SunOracle‘s ZFS storage arrays, of which the 7110 is a discontinued member, sadly appear to flout this rule. I’m not saying that they’re unique in this, but it’s certainly something to be aware of when planning an installation using them. I should also say at this point that I’ve found the units to be generally good, with the best management interface I’ve ever seen on a storage product, so I’m in no way arbitrarily biased against them.

I first came across this problem when I provisioned a fully-loaded 7110 with an iSCSI LUN that occupied the entire array (this only amounted to about 800G of usable space as I was using RAID 10 for performance). I mounted the LUN on a 2008R2 box running SANsymphony-V (hereinafter known as ‘SSV’). An effect of this is that SSV initialised the entire LUN, writing data across it and causing the 7110 to report the entire thing to be in use. This is expected behaviour: SSV manages thin provisioning within the LUN, so the storage unit underneath won’t be able to tell which bits are in use and which aren’t. If it behaves like a normal SCSI device, this shouldn’t matter.

Unfortunately, almost straight away I started seeing ‘bad block’ messages for this device in the Windows system log. It seemed to be working correctly, SSV wasn’t seeing any errors, and I could read and write data quickly enough… but there was no way I was going to put this arrangement into production when I was seeing messages like that! They seemed to be pretty random and unrelated to load; indeed, they sometimes appeared when the LUN was completely idle.

I wanted to see exactly what the array was reporting, as Windows isn’t particularly helpful in that respect. I ran a Wireshark trace on the SSV server (at a quiet time of day, as it’s quite CPU-intensive) to see exactly what was going on. After a bit of digging around I found a few examples of the 7110 reporting errors.

SCSI 'check condition' message from the 7110

SCSI 'check condition' message from the 7110

I’m no SCSI expert, but I do know that ‘check condition’ is not a good thing.

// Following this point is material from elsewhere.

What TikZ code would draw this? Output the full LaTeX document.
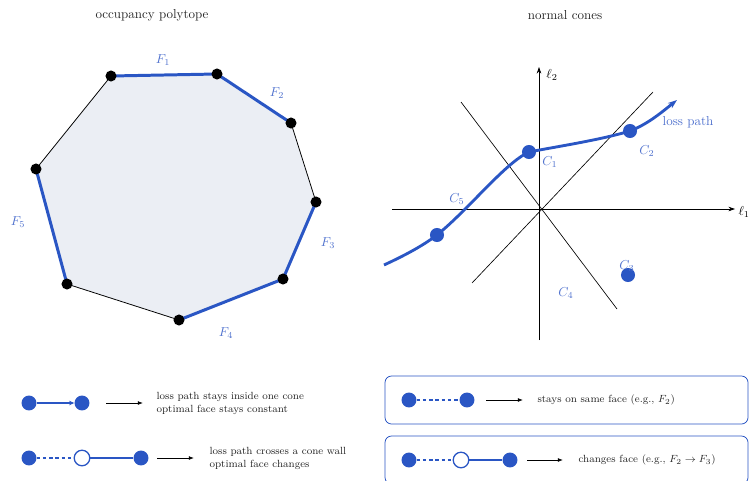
\documentclass[tikz,border=0pt]{standalone}
\usepackage{amsmath,amssymb}
\usetikzlibrary{arrows.meta, positioning}

\definecolor{pathblue}{RGB}{42,86,196}
\definecolor{lblblue}{RGB}{80,114,206}
\definecolor{polyfill}{RGB}{235,238,244}

\begin{document}
\begin{tikzpicture}[x=0.77pt, y=-0.77pt,
    vert/.style={circle, fill=black, inner sep=0pt, minimum size=8.5pt},
    bdot/.style={circle, fill=pathblue, inner sep=0pt, minimum size=10.8pt},
    kdot/.style={circle, fill=pathblue, inner sep=0pt, minimum size=11.5pt},
    odot/.style={circle, draw=pathblue, line width=1pt, fill=white,
                 inner sep=0pt, minimum size=12pt},
    face/.style={pathblue, line width=2.3pt},
    edge/.style={black, line width=0.6pt},
    wall/.style={black, line width=0.5pt},
    axis/.style={black, line width=0.6pt, -{Stealth[length=5pt,width=3.5pt]}},
    losspath/.style={pathblue, line width=2.2pt, -{Stealth[length=7pt,width=5pt]}},
    legline/.style={pathblue, line width=1.5pt},
    legdash/.style={pathblue, line width=1.5pt, dash pattern=on 2.6pt off 2.2pt},
    legarrow/.style={black, line width=0.6pt, -{Latex[length=4pt,width=3pt]}},
    legbox/.style={draw=pathblue, line width=0.6pt, rounded corners=5pt},
    lbl/.style={text=lblblue},
    title/.style={text=black!85},
    legtext/.style={text=black!85, align=left, anchor=west,
                    font=\fontsize{8}{10}\selectfont},
]

\useasboundingbox (0,0) rectangle (751,480);

% Titles
\node[title] (t1) at (152,15) {occupancy polytope};
\node[title] (t2) at (565,15) {normal cones};

% Polytope corners
\coordinate (p1) at (111,76);
\coordinate (p2) at (217,74);
\coordinate (p3) at (291,123);
\coordinate (p4) at (316,202);
\coordinate (p5) at (283,279);
\coordinate (p6) at (179,320);
\coordinate (p7) at (67,284);
\coordinate (p8) at (36,169);

\fill[polyfill] (p1) -- (p2) -- (p3) -- (p4) -- (p5) -- (p6) -- (p7) -- (p8) -- cycle;

% faces (blue) and plain edges
\draw[face] (p1) -- (p2);
\draw[face] (p2) -- (p3);
\draw[edge] (p3) -- (p4);
\draw[face] (p4) -- (p5);
\draw[face] (p5) -- (p6);
\draw[edge] (p6) -- (p7);
\draw[face] (p7) -- (p8);
\draw[edge] (p8) -- (p1);

\node[vert] (v1) at (p1) {};
\node[vert] (v2) at (p2) {};
\node[vert] (v3) at (p3) {};
\node[vert] (v4) at (p4) {};
\node[vert] (v5) at (p5) {};
\node[vert] (v6) at (p6) {};
\node[vert] (v7) at (p7) {};
\node[vert] (v8) at (p8) {};

\node[lbl] (f1) at (163,60)  {$F_1$};
\node[lbl] (f2) at (277,93)  {$F_2$};
\node[lbl] (f3) at (328,243) {$F_3$};
\node[lbl] (f4) at (226,333) {$F_4$};
\node[lbl] (f5) at (18,222)  {$F_5$};

% Normal cones: axes
\coordinate (xl) at (392,209);
\coordinate (xr) at (735,209);
\coordinate (yb) at (539,340);
\coordinate (yt) at (539,67);
\draw[axis] (xl) -- (xr);
\draw[axis] (yb) -- (yt);
\node[anchor=west, inner sep=1pt] (l1) at (737,212) {$\ell_1$};
\node (l2) at (552,75) {$\ell_2$};

% cone walls
\coordinate (wa1) at (461,102);
\coordinate (wa2) at (617,309);
\coordinate (wb1) at (653,92);
\coordinate (wb2) at (472,283);
\draw[wall] (wa1) -- (wa2);
\draw[wall] (wb1) -- (wb2);

% loss path
\coordinate (ps) at (384,265);
\coordinate (pe) at (677,100);
\node[bdot] (d5) at (437,235) {};
\node[bdot] (d1) at (529,152) {};
\node[bdot] (d2) at (630,131) {};
\node[bdot] (d3) at (628,275) {};
\draw[losspath] (ps) .. controls (410,253) and (425,244) .. (d5.center)
    .. controls (470,208) and (505,163) .. (d1.center)
    .. controls (560,146) and (600,140) .. (d2.center)
    .. controls (648,124) and (662,112) .. (pe);

\node[lbl] (lp) at (688,122) {loss path};
\node[lbl] (c1) at (550,162) {$C_1$};
\node[lbl] (c2) at (647,151) {$C_2$};
\node[lbl] (c3) at (627,266) {$C_3$};
\node[lbl] (c4) at (566,293) {$C_4$};
\node[lbl] (c5) at (457,199) {$C_5$};

% Legend (left)
\node[kdot] (ka) at (29,403) {};
\node[kdot] (kb) at (82,403) {};
\draw[legline, -{Stealth[length=4pt,width=3.5pt]}] (ka) -- (kb);
\coordinate (ka1) at (106,403);
\coordinate (ka2) at (143,403);
\draw[legarrow] (ka1) -- (ka2);
\node[legtext] (ta) at (152,403) {loss path stays inside one cone\\optimal face stays constant};

\node[kdot] (kc) at (29,458) {};
\node[odot] (kd) at (82,458) {};
\node[kdot] (ke) at (141,458) {};
\draw[legdash] (kc) -- (kd);
\draw[legline] (kd) -- (ke);
\coordinate (kb1) at (157,458);
\coordinate (kb2) at (194,458);
\draw[legarrow] (kb1) -- (kb2);
\node[legtext] (tb) at (205,458) {loss path crosses a cone wall\\optimal face changes};

% Legend (right, boxed)
\draw[legbox] (385,376) rectangle (748,424);
\node[kdot] (ra) at (409,400) {};
\node[kdot] (rb) at (467,400) {};
\draw[legdash] (ra) -- (rb);
\coordinate (ra1) at (486,400);
\coordinate (ra2) at (523,400);
\draw[legarrow] (ra1) -- (ra2);
\node[legtext] (tc) at (533,400) {stays on same face (e.g., $F_2$)};

\draw[legbox] (385,436) rectangle (748,484);
\node[kdot] (rc) at (409,460) {};
\node[odot] (rd) at (461,460) {};
\node[kdot] (re) at (510,460) {};
\draw[legdash] (rc) -- (rd);
\draw[legline] (rd) -- (re);
\coordinate (rb1) at (527,460);
\coordinate (rb2) at (563,460);
\draw[legarrow] (rb1) -- (rb2);
\node[legtext] (td) at (574,460) {changes face (e.g., $F_2 \to F_3$)};

\end{tikzpicture}
\end{document}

Another field that caught my eye was the sense key which said ‘media error’—no wonder the server was reporting bad blocks. I was pretty sure that these weren’t real media errors, as the 7110 wasn’t reporting any faults on its management interface. I did some digging and found T10, which is the body responsible for defining the SCSI standard. They have a comprehensive list of ASC codes, so I looked up the code returned by the 7110 (0x0c00). Annoyingly this simply translates as ‘write error’, and what’s more it is not a valid code to return for a disk device!

I logged a call with Oracle, and the official line was

It’s known issue [sic] that if the pool is beyond 80% utilization, ZFS will spend more time trying to allocate some free space for the new writes coming and this can lead [sic] media errors, timeouts, etc.

To be fair, I was already aware of release note RN022 which more-or-less says the same thing (although it doesn’t say I should expect media errors). However, I didn’t really expect this kind of behaviour unless I was using the thing to serve NFS or SMB. To return to my original sentiment, an iSCSI device should look and feel like a big fat disk. Why should I care what filesystem is underneath? Why even use a filesystem at all?

I reconfigured the array to leave 10% free (20% seemed like a bit much to ask on such a small array), and the problem vanished. Good performance on a load test, no more bad blocks, job’s a good ‘un. But I’m not happy.

It seems that, if you want to use one of these arrays as a single iSCSI LUN, there is a significant amount of unusable space that must be kept free if you want decent performance. If you believe Oracle, you have to leave 20% of fallow space, effectively short stroking the array for the sake of error-free performance. If you don’t, you’ll get inexplicable—and, if I’m reading the T10 document correctly, protocol-violating—errors from the array, leaving you wondering what to do next.

Without getting all Freudian: why can’t an array just be an array?